There are many advantages of EMI loans, some of which are as follows:
1. Flexibility- Most EMI loans grant a lot of flexibility. You can choose to prepay, or enjoy a lower interest rate if your loan comes with floating interest rate.
2. Affordability– For many people an EMI loan is the only way to afford a house or a car. If you have a good credit score, and your credit report shows timely payments and responsible credit usage, then you can easily get an EMI loan.

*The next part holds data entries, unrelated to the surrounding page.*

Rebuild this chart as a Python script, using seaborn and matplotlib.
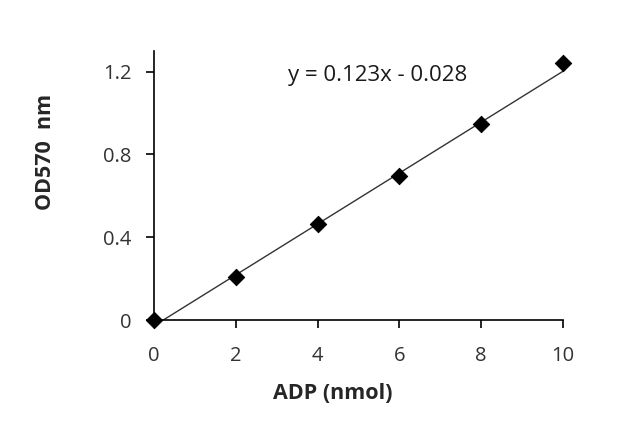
import numpy as np
import pandas as pd
import matplotlib
matplotlib.use("Agg")
import matplotlib.pyplot as plt
import seaborn as sns

# standard curve values
adp_nmol = [0, 2, 4, 6, 8, 10]
od570 = [0.0, 0.208, 0.464, 0.697, 0.948, 1.243]
slope = 0.123
intercept = -0.028
equation = "y = 0.123x - 0.028"
x_ticks = [0, 2, 4, 6, 8, 10]
y_ticks = [0, 0.4, 0.8, 1.2]
y_tick_labels = ["0", "0.4", "0.8", "1.2"]

sns.set_style("white")
plt.rcParams["font.family"] = ["Open Sans", "DejaVu Sans"]

df = pd.DataFrame({"ADP": adp_nmol, "OD": od570})

fig = plt.figure(figsize=(6.4, 4.36), dpi=100)
ax = fig.add_axes([0.2406, 0.266, 0.639, 0.617])

# trendline from the fitted equation
xs = np.array([x_ticks[0], x_ticks[-1]])
ax.plot(xs, slope * xs + intercept, color="#333333", linewidth=1.0, zorder=2)

sns.scatterplot(
    data=df,
    x="ADP",
    y="OD",
    marker="D",
    s=70,
    color="black",
    edgecolor="black",
    ax=ax,
    zorder=3,
    clip_on=False,
)

ax.set_xlim(0, 10)
ax.set_ylim(0, 1.3)
ax.set_xticks(x_ticks)
ax.set_yticks(y_ticks)
ax.set_yticklabels(y_tick_labels)
ax.tick_params(axis="both", direction="out", length=6, width=1.2,
               labelsize=14.5, colors="black", labelcolor="#333333",
               bottom=True, left=True)
ax.tick_params(axis="y", pad=10)
ax.tick_params(axis="x", pad=13)
for side in ["top", "right"]:
    ax.spines[side].set_visible(False)
for side in ["left", "bottom"]:
    ax.spines[side].set_color("black")
    ax.spines[side].set_linewidth(1.2)

ax.set_xlabel("ADP (nmol)", fontsize=15.5, fontweight="bold")
ax.set_ylabel("OD570  nm", fontsize=15.5, fontweight="bold")
ax.xaxis.label.set_verticalalignment("center")
ax.yaxis.label.set_verticalalignment("center")
ax.xaxis.set_label_coords(0.438, -0.273)
ax.yaxis.set_label_coords(-0.265, 0.625)

ax.text(3.28, 1.18, equation, fontsize=16, va="center", ha="left",
        color="#1a1a1a")

fig.savefig("out.png", dpi=100)
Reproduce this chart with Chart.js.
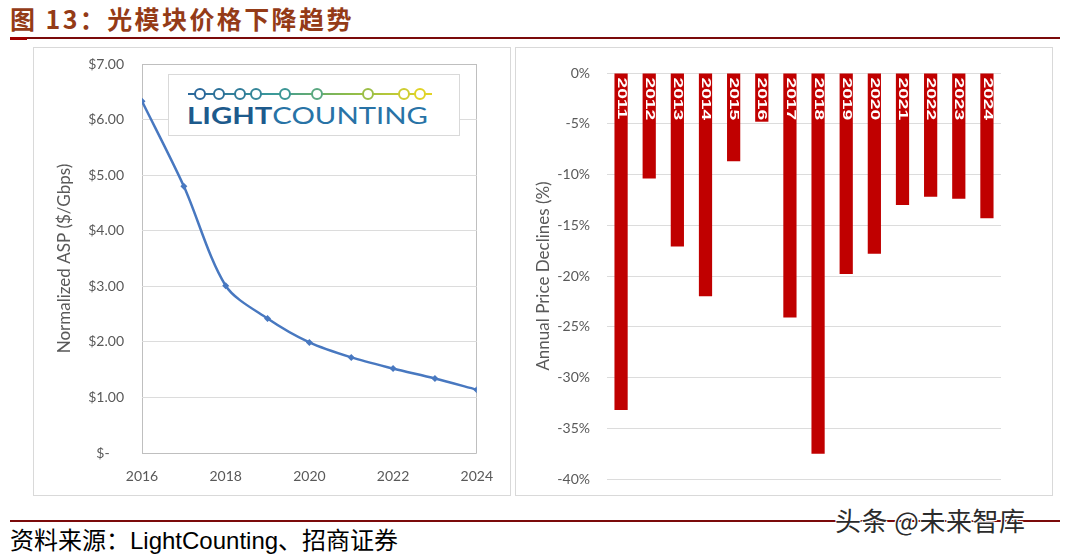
<!DOCTYPE html>
<html>
<head>
<meta charset="utf-8">
<script src="https://cdn.jsdelivr.net/npm/chart.js@4.4.0/dist/chart.umd.min.js"></script>
<style>
  body { margin: 0; width: 1072px; height: 554px; background: #fff; position: relative; overflow: hidden; }
  .abs { position: absolute; }
  #title { left: 10px; top: 0px; font: bold 25px "Noto Sans CJK SC", sans-serif; letter-spacing: 2.4px; color: #943b17; white-space: nowrap; }
  #titleLine { left: 10px; top: 37px; width: 1050px; height: 2px; background: #7b0a0a; }
  #titleMark { left: 10px; top: 37px; width: 17px; height: 3px; background: #a00000; }
  .panel { border: 1px solid #d9d9d9; box-sizing: border-box; }
  #leftPanel { left: 33px; top: 47px; width: 478px; height: 449px; }
  #rightPanel { left: 515px; top: 47px; width: 538px; height: 449px; }
  #leftWrap { left: 35px; top: 48px; width: 473px; height: 446px; }
  #rightWrap { left: 516px; top: 48px; width: 535px; height: 446px; }
  #logo { left: 168px; top: 74px; width: 292px; height: 62px; background: #fff; border: 1px solid #d9d9d9; box-sizing: border-box; }
  #footLine { left: 10px; top: 520px; width: 1050px; height: 2px; background: #7b0a0a; }
  #source { left: 10px; top: 521px; font: 24px "Liberation Sans", "Noto Sans CJK SC", sans-serif; color: #000; white-space: nowrap; }
  #mark { left: 835px; top: 501px; font: 26px "Noto Sans CJK SC", sans-serif; letter-spacing: 0.5px; color: #2b2b2b; white-space: nowrap;
          text-shadow: 1px 1px 0 #fff, -1px -1px 0 #fff, 1px -1px 0 #fff, -1px 1px 0 #fff; }
</style>
</head>
<body>
<div id="title" class="abs">图 13：光模块价格下降趋势</div>
<div id="titleLine" class="abs"></div>
<div id="titleMark" class="abs"></div>

<div id="leftPanel" class="abs panel"></div>
<div id="rightPanel" class="abs panel"></div>
<div id="leftWrap" class="abs"><canvas id="aspChart"></canvas></div>
<div id="rightWrap" class="abs"><canvas id="declineChart"></canvas></div>

<div id="logo" class="abs">
  <svg width="290" height="60" viewBox="0 0 290 60">
    <defs>
      <linearGradient id="lcGrad" gradientUnits="userSpaceOnUse" x1="19" y1="19" x2="263" y2="19">
        <stop offset="0" stop-color="#2a679b"/>
        <stop offset="0.35" stop-color="#3a9a9a"/>
        <stop offset="0.65" stop-color="#8bbb4c"/>
        <stop offset="1" stop-color="#e3d425"/>
      </linearGradient>
    </defs>
    <line x1="19" y1="19" x2="263" y2="19" stroke="url(#lcGrad)" stroke-width="2"/>
    <g fill="#fff" stroke-width="2">
      <circle cx="31" cy="19" r="5" stroke="#2a679b"/>
      <circle cx="50" cy="19" r="5" stroke="#2d7199"/>
      <circle cx="71" cy="19" r="5" stroke="#317c99"/>
      <circle cx="87" cy="19" r="5" stroke="#358699"/>
      <circle cx="116" cy="19" r="5" stroke="#3c9695"/>
      <circle cx="148" cy="19" r="5" stroke="#5aa880"/>
      <circle cx="199" cy="19" r="5" stroke="#9cbf48"/>
      <circle cx="235" cy="19" r="5" stroke="#cfcd32"/>
      <circle cx="251" cy="19" r="5" stroke="#e0d326"/>
    </g>
    <text x="18" y="49" font-family="Lato, sans-serif" font-size="23" textLength="241" lengthAdjust="spacingAndGlyphs"><tspan font-weight="bold" fill="#1d5a8c">LIGHT</tspan><tspan fill="#2873a6">COUNTING</tspan></text>
  </svg>
</div>

<div id="footLine" class="abs"></div>
<div id="source" class="abs">资料来源：LightCounting、招商证券</div>
<div id="mark" class="abs">头条 @未来智库</div>

<script>
// left chart: normalized ASP ($/Gbps)
const aspYears = [2016, 2017, 2018, 2019, 2020, 2021, 2022, 2023, 2024];
const aspValues = [6.33, 4.80, 3.01, 2.42, 1.99, 1.72, 1.52, 1.34, 1.14];

// right chart: annual price declines (%)
const declineYears = ['2011', '2012', '2013', '2014', '2015', '2016', '2017', '2018', '2019', '2020', '2021', '2022', '2023', '2024'];
const declineValues = [-33.2, -10.4, -17.1, -22.0, -8.7, -4.8, -24.1, -37.5, -19.8, -17.8, -13.0, -12.2, -12.4, -14.3];

const tickFont = { family: 'Lato, sans-serif', size: 14 };
const titleFont = { family: 'Lato, sans-serif', size: 17 };
const textGray = '#595959';

// fixed axis width, and no extra top/bottom padding from the tick labels
function fixAxis(width) {
    return s => { s.width = width; s.paddingTop = 0; s.paddingBottom = 0; };
}

const aspChart = new Chart(document.getElementById('aspChart'), {
    type: 'line',
    data: {
        datasets: [{
            data: aspYears.map((y, i) => ({ x: y, y: aspValues[i] })),
            borderColor: '#4878c0',
            backgroundColor: '#4878c0',
            borderWidth: 2.5,
            tension: 0.3,
            pointStyle: 'rectRot',
            pointRadius: 3.5,
            pointBorderWidth: 0
        }]
    },
    options: {
        responsive: true,
        maintainAspectRatio: false,
        animation: false,
        layout: { padding: { top: 16, right: 29, left: 0, bottom: 0 } },
        plugins: { legend: { display: false }, tooltip: { enabled: false } },
        scales: {
            x: {
                type: 'linear',
                min: 2016,
                max: 2024,
                ticks: { stepSize: 2, color: textGray, font: tickFont, padding: 15, callback: v => String(v) },
                grid: {
                    drawTicks: false,
                    color: c => (c.tick && (c.tick.value === 2016 || c.tick.value === 2024)) ? '#bfbfbf' : 'rgba(0,0,0,0)'
                },
                border: { display: false },
                afterFit: s => { s.height = 41; }
            },
            y: {
                min: 0,
                max: 7,
                ticks: {
                    stepSize: 1, color: textGray, font: tickFont, padding: 18,
                    callback: v => v === 0 ? '$-    ' : '$' + v.toFixed(2)
                },
                grid: {
                    drawTicks: false,
                    color: c => (c.tick && (c.tick.value === 0 || c.tick.value === 7)) ? '#bfbfbf' : '#dcdcdc'
                },
                border: { display: false },
                title: { display: true, text: 'Normalized ASP ($/Gbps)', color: textGray, font: titleFont, padding: { top: 19, bottom: 0 } },
                afterFit: fixAxis(107)
            }
        }
    }
});

const barLabels = {
    id: 'barLabels',
    afterDatasetsDraw(chart) {
        const ctx = chart.ctx;
        const meta = chart.getDatasetMeta(0);
        ctx.save();
        ctx.fillStyle = '#fff';
        ctx.font = 'bold 12px "Liberation Sans", sans-serif';
        ctx.textBaseline = 'middle';
        ctx.textAlign = 'left';
        meta.data.forEach((bar, i) => {
            ctx.save();
            ctx.translate(bar.x, bar.base + 4);
            ctx.rotate(Math.PI / 2);
            ctx.scale(1.6, 1);
            ctx.fillText(declineYears[i], 0, 0);
            ctx.restore();
        });
        ctx.restore();
    }
};

const declineChart = new Chart(document.getElementById('declineChart'), {
    type: 'bar',
    data: {
        labels: declineYears,
        datasets: [{
            data: declineValues,
            backgroundColor: '#c00000',
            barPercentage: 0.47,
            categoryPercentage: 1
        }]
    },
    options: {
        responsive: true,
        maintainAspectRatio: false,
        animation: false,
        layout: { padding: { top: 25, right: 50, left: 0, bottom: 15 } },
        plugins: { legend: { display: false }, tooltip: { enabled: false } },
        scales: {
            x: { display: false },
            y: {
                min: -40,
                max: 0,
                ticks: { stepSize: 5, color: textGray, font: tickFont, padding: 17, callback: v => v + '%' },
                grid: { drawTicks: false, color: '#dcdcdc' },
                border: { display: false },
                title: { display: true, text: 'Annual Price Declines (%)', color: textGray, font: titleFont, padding: { top: 17, bottom: 0 } },
                afterFit: fixAxis(91)
            }
        }
    },
    plugins: [barLabels]
});
</script>
</body>
</html>
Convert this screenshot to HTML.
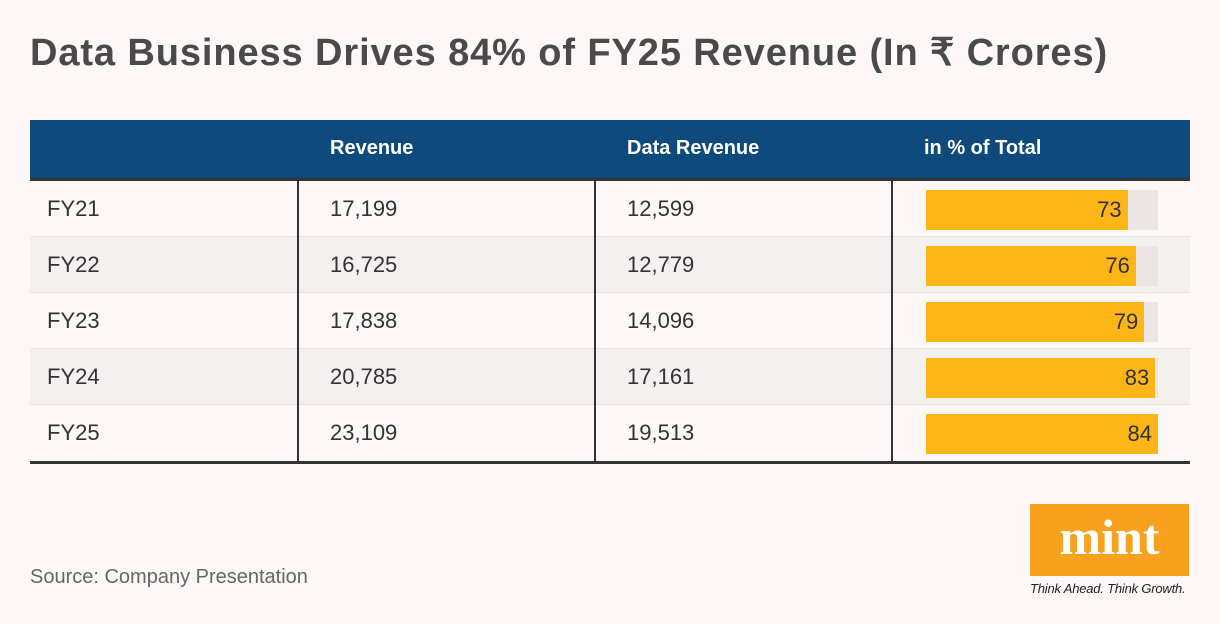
<!DOCTYPE html>
<html><head><meta charset="utf-8">
<style>
body{margin:0;width:1220px;height:624px;background:#fdf8f7;font-family:"Liberation Sans",sans-serif;position:relative;overflow:hidden}
.title{position:absolute;left:30px;top:30px;font-size:38px;font-weight:bold;color:#4a4a4a;letter-spacing:0.9px;white-space:nowrap}
.hdr{position:absolute;left:30px;top:120px;width:1160px;height:58px;background:#0e4b7c}
.hdr span{position:absolute;top:17px;color:#fff;font-weight:bold;font-size:20px}
.topline{position:absolute;left:30px;top:178px;width:1160px;height:3px;background:#333}
.row{position:absolute;left:30px;width:1160px;height:55px}
.row span{position:absolute;top:15px;font-size:22px;color:#333}
.sep{position:absolute;left:30px;width:1160px;height:2px;background:#e6e2e1}
.vl{position:absolute;top:181px;width:2px;height:281px;background:#333}
.bot{position:absolute;left:30px;top:461px;width:1160px;height:3px;background:#333}
.src{position:absolute;left:30px;top:566px;font-size:20px;color:#666}
.logo{position:absolute;left:1030px;top:504px;width:159px;height:72px;background:#f7a11e;color:#fff;font-family:"Liberation Serif",serif;font-weight:bold;font-size:50px;text-align:center;line-height:66px}
.tag{position:absolute;left:1030px;top:581px;font-size:13px;font-style:italic;color:#222;letter-spacing:-0.2px}
</style></head><body>
<div class="title">Data Business Drives 84% of FY25 Revenue (In ₹ Crores)</div>
<div class="hdr">
<span style="left:300px">Revenue</span>
<span style="left:597px">Data Revenue</span>
<span style="left:894px">in % of Total</span>
</div>
<div class="topline"></div>
<div id="rows"></div>
<div class="vl" style="left:297px"></div>
<div class="vl" style="left:594px"></div>
<div class="vl" style="left:891px"></div>
<div class="bot"></div>
<div class="src">Source: Company Presentation</div>
<div class="logo">mint</div>
<div class="tag">Think Ahead. Think Growth.</div>
<script>
const years=["FY21","FY22","FY23","FY24","FY25"];
const revenue=["17,199","16,725","17,838","20,785","23,109"];
const dataRevenue=["12,599","12,779","14,096","17,161","19,513"];
const pct=[73,76,79,83,84];
const c=document.getElementById('rows');
const maxV=Math.max(...pct), trackX=926, trackW=232;
years.forEach((y,i)=>{
  const top=181+i*56;
  const r=document.createElement('div');
  r.className='row';r.style.top=top+'px';
  r.style.background=i%2?'#f4f0ef':'#fdf8f7';
  
  
  r.innerHTML='<span style="left:17px">'+y+'</span><span style="left:300px">'+revenue[i]+'</span><span style="left:597px">'+dataRevenue[i]+'</span>';
  c.appendChild(r);
  if(i<4){const s=document.createElement('div');s.className='sep';s.style.top=(top+55)+'px';c.appendChild(s);}
  const t=document.createElement('div');
  
  
  t.style.cssText='position:absolute;left:'+trackX+'px;top:'+(top+9)+'px;width:'+trackW+'px;height:40px;background:#ebe6e5';
  c.appendChild(t);
  const b=document.createElement('div');
  
  
  const w=pct[i]/maxV*trackW;
  b.style.cssText='position:absolute;left:'+trackX+'px;top:'+(top+9)+'px;width:'+w+'px;height:40px;background:#fdb517;font-size:22px;color:#333;text-align:right;line-height:40px;box-sizing:border-box;padding-right:6px';
  b.textContent=pct[i];
  c.appendChild(b);
});
</script>
</body></html>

3. Manageable Pressure– You can settle for a convenient EMI loan repayment structure that you can manage. You have to pay affordable EMI payments every month, which won’t affect your budget, and add minimum financial pressure.
Using EMI Calculators
Thanks to Internet you can easily compare EMI loans online easily. EMI calculators make it really simple to calculate EMIs of a certain loan. To calculate the EMIs all you need to know is the principal amount, rate of interest, and the duration of the loan. You can enter these values in whichever calculator you are using and you will get the results almost immediately.
You can make the most of EMI calculators by doing the following:
- Make sure you have a list of all good loan options that you want to compare before you start calculating the EMIs.
- Record not just the EMIs but also other factors such as interest and tenure duration.
- Use a spreadsheet for recording all the values for easy comparison.
EMI calculators save a lot of time that you would otherwise have to spend by calculating EMIs using a standard calculator. Thus, use an EMI calculator to choose the best loan easily.